Your goal>
Copy each line of the data below with the word "this".

>> START

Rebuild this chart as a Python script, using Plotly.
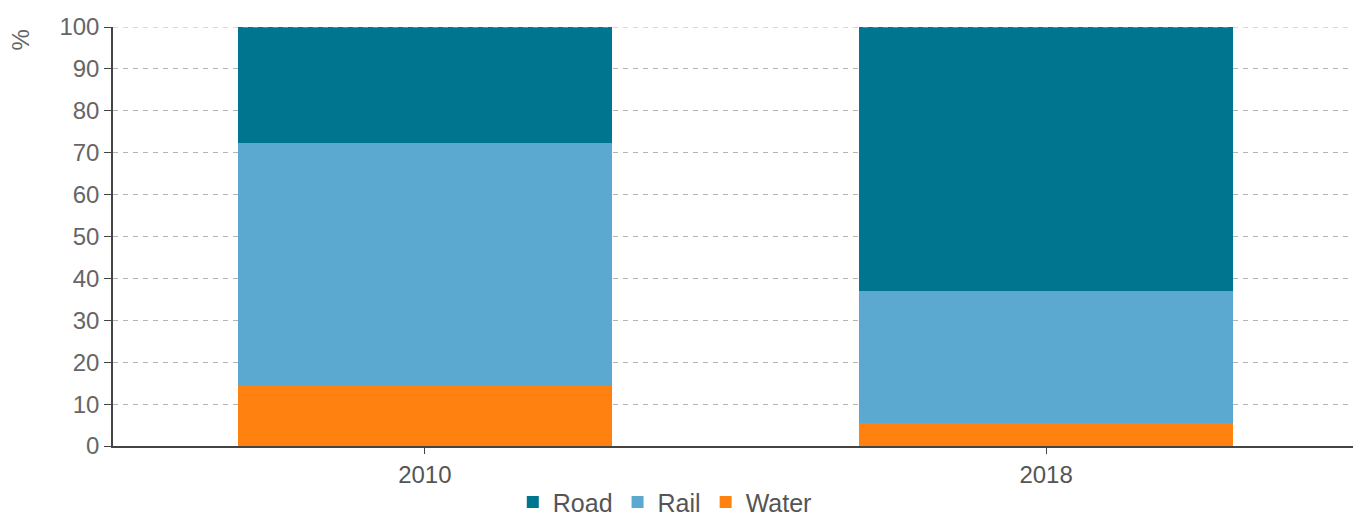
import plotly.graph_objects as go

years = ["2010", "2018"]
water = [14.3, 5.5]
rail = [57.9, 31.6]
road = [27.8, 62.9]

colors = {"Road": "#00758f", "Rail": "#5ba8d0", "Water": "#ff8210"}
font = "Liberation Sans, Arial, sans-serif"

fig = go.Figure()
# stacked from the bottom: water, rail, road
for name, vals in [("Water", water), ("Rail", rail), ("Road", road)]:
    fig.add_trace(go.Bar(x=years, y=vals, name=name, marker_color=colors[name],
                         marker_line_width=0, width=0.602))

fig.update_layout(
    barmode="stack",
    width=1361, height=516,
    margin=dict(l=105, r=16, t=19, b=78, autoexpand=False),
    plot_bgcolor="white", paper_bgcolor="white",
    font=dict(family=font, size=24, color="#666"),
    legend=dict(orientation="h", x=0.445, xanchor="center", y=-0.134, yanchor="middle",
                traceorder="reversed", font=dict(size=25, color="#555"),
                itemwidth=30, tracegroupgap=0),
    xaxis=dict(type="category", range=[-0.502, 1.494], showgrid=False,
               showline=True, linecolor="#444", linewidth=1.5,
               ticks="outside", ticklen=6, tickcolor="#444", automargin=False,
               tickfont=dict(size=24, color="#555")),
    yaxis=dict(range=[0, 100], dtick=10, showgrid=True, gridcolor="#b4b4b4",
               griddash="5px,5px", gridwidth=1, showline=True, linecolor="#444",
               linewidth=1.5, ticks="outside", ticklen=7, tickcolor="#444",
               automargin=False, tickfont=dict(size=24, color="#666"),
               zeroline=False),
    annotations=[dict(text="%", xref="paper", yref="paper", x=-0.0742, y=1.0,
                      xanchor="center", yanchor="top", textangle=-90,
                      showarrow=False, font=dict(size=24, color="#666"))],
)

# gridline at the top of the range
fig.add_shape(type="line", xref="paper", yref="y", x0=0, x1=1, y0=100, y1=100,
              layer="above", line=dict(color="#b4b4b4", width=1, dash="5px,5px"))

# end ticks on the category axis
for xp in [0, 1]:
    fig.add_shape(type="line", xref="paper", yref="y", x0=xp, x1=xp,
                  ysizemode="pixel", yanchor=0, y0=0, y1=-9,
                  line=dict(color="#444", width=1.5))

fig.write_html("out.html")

>> END
>> START

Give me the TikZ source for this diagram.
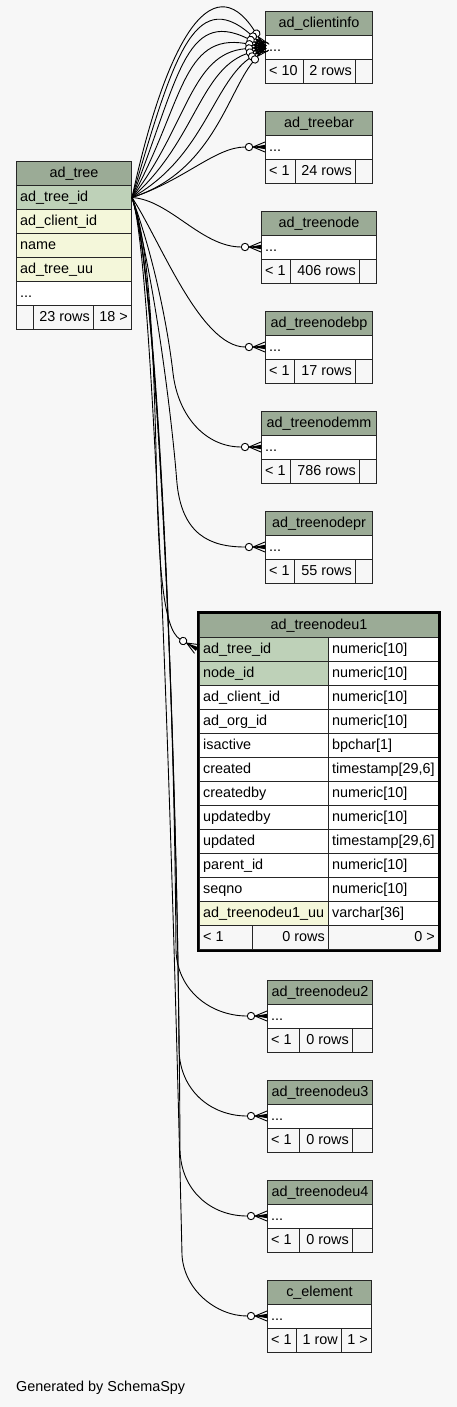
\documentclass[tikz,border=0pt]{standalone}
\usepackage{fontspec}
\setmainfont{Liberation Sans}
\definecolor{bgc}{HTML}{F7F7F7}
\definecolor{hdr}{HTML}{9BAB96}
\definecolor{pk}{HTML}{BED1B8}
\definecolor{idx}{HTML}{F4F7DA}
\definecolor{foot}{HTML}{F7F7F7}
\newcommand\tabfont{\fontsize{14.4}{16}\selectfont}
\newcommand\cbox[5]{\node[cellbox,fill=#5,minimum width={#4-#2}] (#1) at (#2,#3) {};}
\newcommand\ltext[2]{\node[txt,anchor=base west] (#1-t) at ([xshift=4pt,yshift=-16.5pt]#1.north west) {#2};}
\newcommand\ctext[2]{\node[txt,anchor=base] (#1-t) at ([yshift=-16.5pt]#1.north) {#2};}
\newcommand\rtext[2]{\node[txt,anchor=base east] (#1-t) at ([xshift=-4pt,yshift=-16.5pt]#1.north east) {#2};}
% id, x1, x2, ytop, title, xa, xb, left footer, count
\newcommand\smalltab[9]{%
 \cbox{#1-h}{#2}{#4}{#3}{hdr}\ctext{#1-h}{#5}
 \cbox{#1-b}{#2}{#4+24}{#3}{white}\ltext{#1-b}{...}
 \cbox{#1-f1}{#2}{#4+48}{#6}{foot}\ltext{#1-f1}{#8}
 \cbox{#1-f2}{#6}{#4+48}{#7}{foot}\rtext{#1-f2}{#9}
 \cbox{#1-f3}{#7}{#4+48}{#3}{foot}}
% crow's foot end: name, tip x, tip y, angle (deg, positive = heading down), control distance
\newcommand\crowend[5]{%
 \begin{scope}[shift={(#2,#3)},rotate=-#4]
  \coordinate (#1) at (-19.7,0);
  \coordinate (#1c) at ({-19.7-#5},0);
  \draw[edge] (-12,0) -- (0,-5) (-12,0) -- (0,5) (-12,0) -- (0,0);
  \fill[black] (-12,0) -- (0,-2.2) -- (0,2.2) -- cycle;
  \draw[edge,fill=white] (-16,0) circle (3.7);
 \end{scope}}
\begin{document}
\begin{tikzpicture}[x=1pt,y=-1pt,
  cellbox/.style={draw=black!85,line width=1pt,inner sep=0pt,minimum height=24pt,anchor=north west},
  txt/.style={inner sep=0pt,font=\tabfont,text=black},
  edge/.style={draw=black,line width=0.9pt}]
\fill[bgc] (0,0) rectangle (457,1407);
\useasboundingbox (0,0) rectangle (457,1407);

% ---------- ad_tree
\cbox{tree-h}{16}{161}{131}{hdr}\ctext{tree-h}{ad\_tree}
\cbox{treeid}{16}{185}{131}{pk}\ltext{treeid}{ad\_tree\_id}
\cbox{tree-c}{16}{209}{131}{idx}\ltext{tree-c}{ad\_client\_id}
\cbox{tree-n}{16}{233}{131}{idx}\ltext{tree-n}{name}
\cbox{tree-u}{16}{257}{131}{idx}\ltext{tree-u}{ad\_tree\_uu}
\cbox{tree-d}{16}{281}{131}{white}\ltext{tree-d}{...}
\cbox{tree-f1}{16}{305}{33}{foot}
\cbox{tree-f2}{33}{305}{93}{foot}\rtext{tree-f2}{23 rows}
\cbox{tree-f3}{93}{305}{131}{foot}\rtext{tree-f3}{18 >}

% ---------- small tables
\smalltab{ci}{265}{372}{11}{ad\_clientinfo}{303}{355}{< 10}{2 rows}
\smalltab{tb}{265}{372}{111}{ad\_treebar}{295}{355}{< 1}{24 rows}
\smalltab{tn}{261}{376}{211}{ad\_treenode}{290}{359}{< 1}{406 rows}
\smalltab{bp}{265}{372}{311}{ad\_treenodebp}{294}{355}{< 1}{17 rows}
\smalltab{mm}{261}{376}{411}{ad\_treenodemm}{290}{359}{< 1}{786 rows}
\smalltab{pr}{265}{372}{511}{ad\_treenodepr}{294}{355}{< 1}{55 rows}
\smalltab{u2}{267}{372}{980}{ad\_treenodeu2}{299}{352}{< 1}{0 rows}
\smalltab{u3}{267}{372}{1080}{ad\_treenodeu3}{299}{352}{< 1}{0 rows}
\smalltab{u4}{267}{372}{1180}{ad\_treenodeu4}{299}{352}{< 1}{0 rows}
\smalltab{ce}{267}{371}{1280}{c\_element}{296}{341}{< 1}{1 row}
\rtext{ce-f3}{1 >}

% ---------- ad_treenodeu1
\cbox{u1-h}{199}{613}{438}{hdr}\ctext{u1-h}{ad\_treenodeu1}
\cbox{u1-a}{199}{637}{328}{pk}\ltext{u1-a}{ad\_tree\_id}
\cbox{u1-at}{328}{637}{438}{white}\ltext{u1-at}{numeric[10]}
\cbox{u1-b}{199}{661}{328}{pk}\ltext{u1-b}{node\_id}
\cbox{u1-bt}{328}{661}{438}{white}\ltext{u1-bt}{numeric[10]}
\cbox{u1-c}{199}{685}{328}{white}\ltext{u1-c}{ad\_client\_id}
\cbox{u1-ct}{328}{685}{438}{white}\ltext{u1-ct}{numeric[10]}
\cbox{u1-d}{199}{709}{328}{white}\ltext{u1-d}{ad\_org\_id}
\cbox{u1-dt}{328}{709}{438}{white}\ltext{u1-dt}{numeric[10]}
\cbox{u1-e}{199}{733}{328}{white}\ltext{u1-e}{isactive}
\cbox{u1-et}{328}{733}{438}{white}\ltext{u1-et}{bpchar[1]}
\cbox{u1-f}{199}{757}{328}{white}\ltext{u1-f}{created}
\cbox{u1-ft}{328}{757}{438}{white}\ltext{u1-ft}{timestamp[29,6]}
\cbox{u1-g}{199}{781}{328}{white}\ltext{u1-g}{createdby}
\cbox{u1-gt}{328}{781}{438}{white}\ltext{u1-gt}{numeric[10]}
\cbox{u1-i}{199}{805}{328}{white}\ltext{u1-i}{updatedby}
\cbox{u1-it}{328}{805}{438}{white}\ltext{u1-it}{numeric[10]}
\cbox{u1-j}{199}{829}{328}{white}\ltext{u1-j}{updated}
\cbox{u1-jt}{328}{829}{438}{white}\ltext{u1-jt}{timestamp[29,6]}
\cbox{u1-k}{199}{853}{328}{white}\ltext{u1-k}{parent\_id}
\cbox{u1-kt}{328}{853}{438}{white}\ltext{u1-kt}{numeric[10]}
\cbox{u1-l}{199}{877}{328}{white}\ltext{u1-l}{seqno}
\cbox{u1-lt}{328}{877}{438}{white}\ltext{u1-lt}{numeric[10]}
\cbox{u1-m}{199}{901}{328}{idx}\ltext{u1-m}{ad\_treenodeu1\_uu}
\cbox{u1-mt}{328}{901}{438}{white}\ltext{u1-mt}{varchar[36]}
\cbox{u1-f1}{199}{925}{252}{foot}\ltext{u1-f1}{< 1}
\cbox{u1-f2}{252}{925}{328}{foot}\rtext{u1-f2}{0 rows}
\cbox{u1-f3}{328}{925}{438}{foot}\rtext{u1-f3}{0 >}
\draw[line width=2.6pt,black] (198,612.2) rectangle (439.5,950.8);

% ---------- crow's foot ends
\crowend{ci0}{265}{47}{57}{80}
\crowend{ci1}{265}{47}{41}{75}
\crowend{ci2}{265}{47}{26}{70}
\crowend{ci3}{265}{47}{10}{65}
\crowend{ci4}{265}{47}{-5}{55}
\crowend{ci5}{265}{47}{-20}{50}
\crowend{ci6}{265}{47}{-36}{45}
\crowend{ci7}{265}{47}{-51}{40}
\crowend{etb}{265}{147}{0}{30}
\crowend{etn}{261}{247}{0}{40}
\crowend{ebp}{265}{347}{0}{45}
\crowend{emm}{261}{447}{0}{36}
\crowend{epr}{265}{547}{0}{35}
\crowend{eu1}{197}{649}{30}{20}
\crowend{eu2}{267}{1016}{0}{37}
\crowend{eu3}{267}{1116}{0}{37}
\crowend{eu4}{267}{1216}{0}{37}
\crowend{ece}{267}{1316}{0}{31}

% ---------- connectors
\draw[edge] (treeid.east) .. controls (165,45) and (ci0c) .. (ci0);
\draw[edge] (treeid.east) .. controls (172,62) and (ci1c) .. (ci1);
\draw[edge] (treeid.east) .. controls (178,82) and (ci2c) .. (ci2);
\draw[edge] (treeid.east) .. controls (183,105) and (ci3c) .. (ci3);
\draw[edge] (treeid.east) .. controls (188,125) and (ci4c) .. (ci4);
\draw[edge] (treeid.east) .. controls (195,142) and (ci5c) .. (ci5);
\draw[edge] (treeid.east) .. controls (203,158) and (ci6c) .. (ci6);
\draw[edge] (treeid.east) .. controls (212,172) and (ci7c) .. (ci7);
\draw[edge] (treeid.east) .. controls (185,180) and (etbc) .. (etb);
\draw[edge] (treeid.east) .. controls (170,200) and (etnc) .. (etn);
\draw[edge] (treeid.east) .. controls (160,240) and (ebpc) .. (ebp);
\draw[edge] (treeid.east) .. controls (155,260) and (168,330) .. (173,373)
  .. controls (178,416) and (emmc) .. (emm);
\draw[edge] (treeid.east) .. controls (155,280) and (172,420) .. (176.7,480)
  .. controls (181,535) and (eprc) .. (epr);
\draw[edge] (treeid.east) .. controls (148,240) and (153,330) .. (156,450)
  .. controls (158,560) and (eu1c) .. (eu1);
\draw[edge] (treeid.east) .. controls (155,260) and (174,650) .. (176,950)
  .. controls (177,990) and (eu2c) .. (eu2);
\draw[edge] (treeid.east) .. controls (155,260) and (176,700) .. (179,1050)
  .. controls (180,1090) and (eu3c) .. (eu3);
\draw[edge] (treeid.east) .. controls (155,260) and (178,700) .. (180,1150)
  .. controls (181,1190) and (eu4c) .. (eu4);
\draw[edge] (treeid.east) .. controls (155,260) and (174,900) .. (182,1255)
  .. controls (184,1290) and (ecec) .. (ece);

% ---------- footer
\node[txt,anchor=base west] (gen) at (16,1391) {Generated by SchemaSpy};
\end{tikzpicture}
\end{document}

>> END

Finished exercise>
Rebuild this chart as a Python script, using Plotly.
Give me the TikZ source for this diagram.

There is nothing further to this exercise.